6.  Luke’s Genealogy of Jesus

Once we get beyond the preface, we can see other differences between Luke and the other Gospels.  First, let me point out a striking difference between the Gospel of Luke and the Gospel of Matthew.  It’s not that Luke used Matthew as a source, but they do have some similarities and so it is interesting to look at some of their differences.  One of the striking differences between Luke and Matthew has to do with the genealogy of Jesus that he uses in his Gospel.  Mark doesn’t have a genealogy; Matthew has one and it turns out Luke has one as well.  What is striking is that Luke’s genealogy is different from Matthew’s.

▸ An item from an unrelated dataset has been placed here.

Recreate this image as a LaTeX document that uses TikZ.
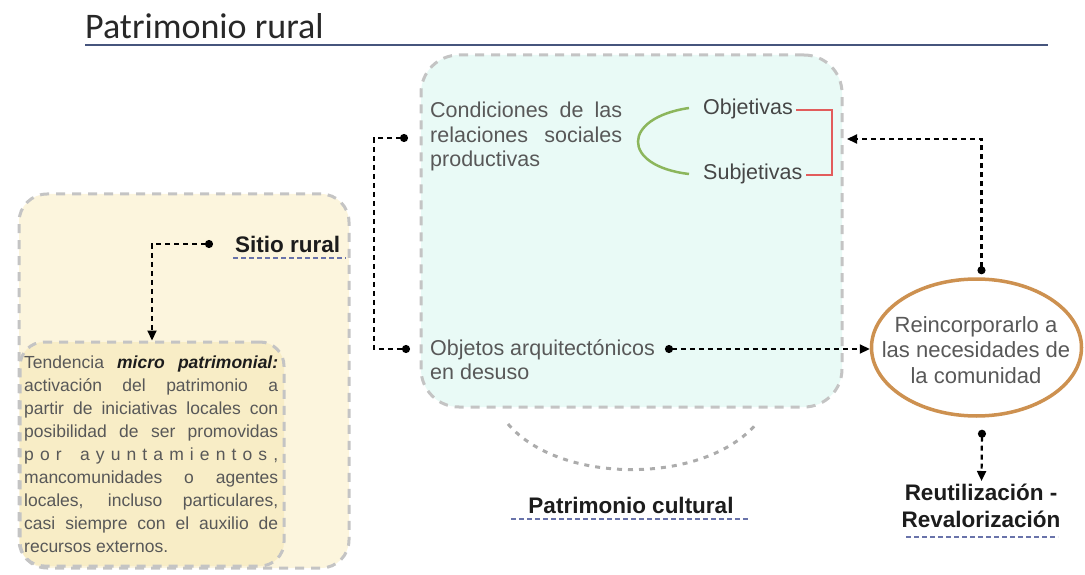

The genealogy that Luke gives is found in Chapter 3.  In Chapter 3 we are told that Jesus was supposedly the son of Joseph who was the son of Heli who was the son of Matthat who was the son of Levi, etc. and it keeps on going back.  Matthew’s genealogy, if you recall, traced Jesus back to King David, and from King David back to Abraham, the father of the Jews.  The stress in Matthew’s genealogy was that Jesus was Jewish, descended from the father of the Jews and the great King of the Jews, and is the Messiah from the Davidic line.

Interestingly, Luke doesn’t just go back to David and Abraham; he goes all the way back to Adam.  This is a terrific genealogy that traces Jesus all the way back to Adam, as in Adam and Eve.  But why?  If Matthew’s genealogy was meant to show the Jewishness of Jesus because he’s related to David and Abraham, Luke’s genealogy is designed to show Jesus’ humanity.  He is not just the Savior of the Jews.  He descends from the entire human race; he’s the Savior of all humankind.

This genealogy is different from Matthew’s not simply because it goes all the way back to Adam.  If you read the beginning part of this genealogy, you realize in fact that it is a completely different genealogy from the one in Matthew.  It traces Jesus’ lineage through Joseph, as does Matthew’s, but Joseph in Luke’s genealogy as a different father and a different grandfather and a different great-grandfather than does Joseph in Matthew’s genealogy.  The names are in fact all different from Joseph back to David.  Some people have tried to reconcile this by saying that Matthew is giving the genealogy of Joseph, whereas Luke is giving the genealogy of Mary.  This would be a clever solution which would explain why you have the different names.  Unfortunately for that thesis, when you read the text itself it is quite clear that Luke’s genealogy is also the genealogy of Joseph.

Apparently Matthew and Luke simply inherited their genealogies from different sources.